Everybody, at some point in their lives, considers the idea that everything is meaningless.
I might be wrong about that, I suppose – perhaps there are a handful of souls out there blessed and/or innocent enough that they drift off to sleep at night untroubled by even the faint shadow of the fear that maybe it’s even worse than having made a fool of yourself at that party, or having been rejected by that beautiful person you loved so, or having no one to call on the blackest night of your life when there is only you and your thoughts and some questionable life choices in substance form, maybe none of this actually matters at all.
But if those folks exist, I don’t think I’ve ever met one.
I can only assume that David Prior’s had such thoughts quite regularly, based on his The Empty Man – a horror movie that I’m led to understand sells a rather different experience in the trailer than the one we actually get.
We open with a surprisingly-lengthy prologue in Bhutan, in which one of a small group of hikers has an encounter in a disturbing cavern that leaves him…injured? Semi-catatonic? Possessed? His friends can’t be sure, but let’s just say that when they all become stranded on the mountain overnight things Do Not Go Well for them. (I do not consider this a spoiler; this is a horror movie prologue, after all, and these are infamous for presenting us with characters who may not be with us all that long.)
From there, though, we transition abruptly to…Missouri (I cannot pretend I was not a little disappointed; how often do I get to see media products of any sort set in Bhutan?) Here the film introduces our true protagonist – James, a Broken Ex-Cop with one of those backstories one seems to require to become a Broken Ex-Cop. (You know the ones; they usually involve one or more dead family members and/or moments of personal weakness that leave our hero with lingering guilt.) We see him hang out briefly with a neighbor’s kid, a relatively ordinary-seeming teen except for the part where she seems very into the idea that perhaps none of our thoughts and ideas are really ours, that they are fed, or perhaps channeled, to us from some other place or being.
And then she disappears, her mother makes a plea for help, and we’re off to the races for a sort of smoky cocktail of urban legendry, oddly pleasant cults and their nihilistic leanings, and of course an exploration of our hero’s personal history and the truth(s) thereof.
It’s one of those movies about which I have some mixed feelings, I think. James Badge Dale as James is great – relatable, surprisingly funny at times. The visuals are well-executed and many scenes feature little easter-egg clues for those who are watching closely. There are several well-executed moments of surreal creepiness. The central conceits about meaninglessness and/or free will are uncommon and it’s interesting to see the way they’re handled here.

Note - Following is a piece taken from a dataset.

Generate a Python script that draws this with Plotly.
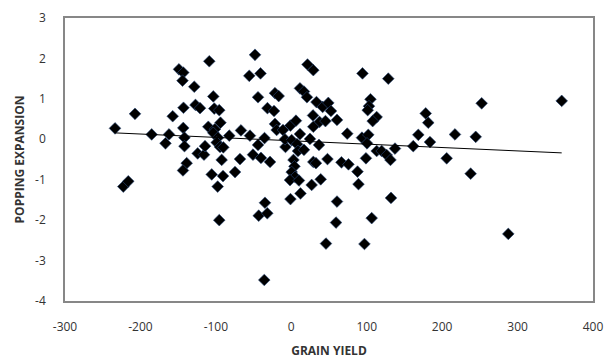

On the other hand: This film needs an editor. Or perhaps, as one of the reviews we looked at afterward suggested, it needs to be a TV miniseries instead of a movie. I love a slow burn, but this burn is very slow, more of a smolder much of the time. And yet, somehow, there is also so much going on: now it feels a bit like I Know What You Did Last Summer, now we have a bit that feels almost Midsommar-adjacent except for, well, the darkness of everything…And then there is the ending, which I could easily see inciting some rage in some viewers but does make sense with the other things the story’s trying to do, even if the reveals therein could maybe have done with a little more spacing between them.
The vibe I came away from this with most strongly, though? “Watching a game of Call of Cthulhu at the tabletop, only there’s just one player for some reason.” The way threads are picked up and then put down, the way there’s somehow simultaneously a couple of strong central ideas and kind of a jumble of things all round them, the way our protagonist is so very central to things (even, at one point, apparently encountering an urban legend in a way that would seem to “break the rules”). You can hear in your head the Keeper calling for a Sanity roll every so often.
Or, well, I can, because I am a giant nerd.
Should you watch it, hypothetical reader? Perhaps. Do you like the idea of sitting at the tabletop with a bowl of popcorn and a beverage, watching a player get themselves into all sorts of shit? Does the idea of an attractively-if-slightly-messily-presented meditation on meaninglessness appeal to you? Then go for it.